Neutronium - Neutronium and The Periodic Table

Neutronium and The Periodic Table

The term "neutronium" was coined in 1926 by Professor Andreas von Antropoff for a conjectured form of matter made up of neutrons with no protons, which he placed as the chemical element of atomic number zero at the head of his new version of the periodic table. It was subsequently placed in the middle of several spiral representations of the periodic system for classifying the chemical elements, such as those of Charles Janet (1928), E. I. Emerson (1944), John D. Clark (1950) and in Philip Stewart's Chemical Galaxy (2005).

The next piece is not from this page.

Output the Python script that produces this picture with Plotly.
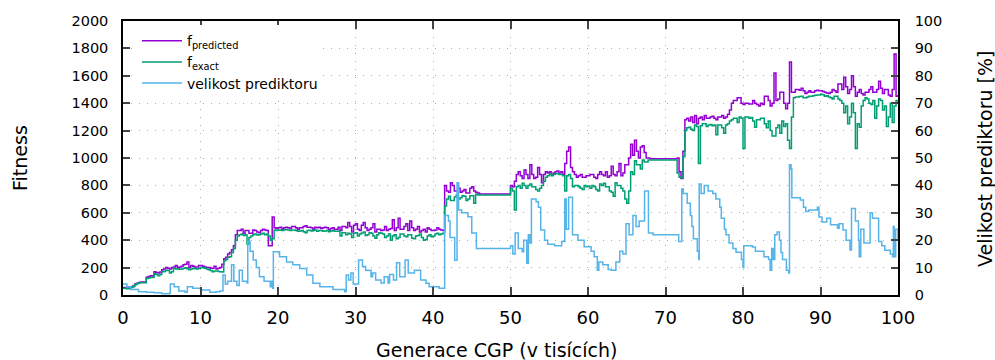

Although the term is not used in the scientific literature either for a condensed form of matter, or as an element, there have been reports that, besides the free neutron, there may exist two bound forms of neutrons without protons. If neutronium were considered to be an element, then these neutron clusters could be considered to be the isotopes of that element. However, these reports have not been further substantiated. Further information can be found in the following articles:

• Mononeutron: Isolated neutrons undergo beta decay with a mean lifetime of approximately 15 minutes (half-life of approximately 10 minutes), becoming protons (the nucleus of hydrogen), electrons and antineutrinos.
• Dineutron: The dineutron, containing two neutrons was unambiguously observed in the decay of beryllium-16, in 2012 by researchers at Michigan State University. It is not a bound particle, but had been proposed as an extremely short-lived state produced by nuclear reactions involving tritium. It has been suggested to have a transitory existence in nuclear reactions produced by helions that result in the formation of a proton and a nucleus having the same atomic number as the target nucleus but a mass number two units greater. There had been evidence of dineutron emission from neutron-rich isotopes such as beryllium-16 where mononeutron decay would result in a less stable isotope. The dineutron hypothesis had been used in nuclear reactions with exotic nuclei for a long time. Several applications of the dineutron in nuclear reactions can be found in review papers. Its existence has been proven to be relevant for nuclear structure of exotic nuclei. A system made up of only two neutrons is not bound, though the attraction between them is very nearly enough to make them so. This has some consequences on nucleosynthesis and the abundance of the chemical elements.
• Trineutron: A trineutron state consisting of three bound neutrons has not been detected, and is not expected to exist even for a short time.
• Tetraneutron: A tetraneutron is a hypothetical particle consisting of four bound neutrons. Reports of its existence have not been replicated. If confirmed, it would require revision of current nuclear models.
• Pentaneutron: Calculations indicate that the hypothetical pentaneutron state, consisting of a cluster of five neutrons, would not be bound.
• And so on.

Although not called "neutronium", the National Nuclear Data Center's Nuclear Wallet Cards lists as its first "isotope" an "element" with the symbol n and atomic number Z = 0 and mass number A = 1. This isotope is described as decaying to element H with a half life of 10.24±0.02 minutes.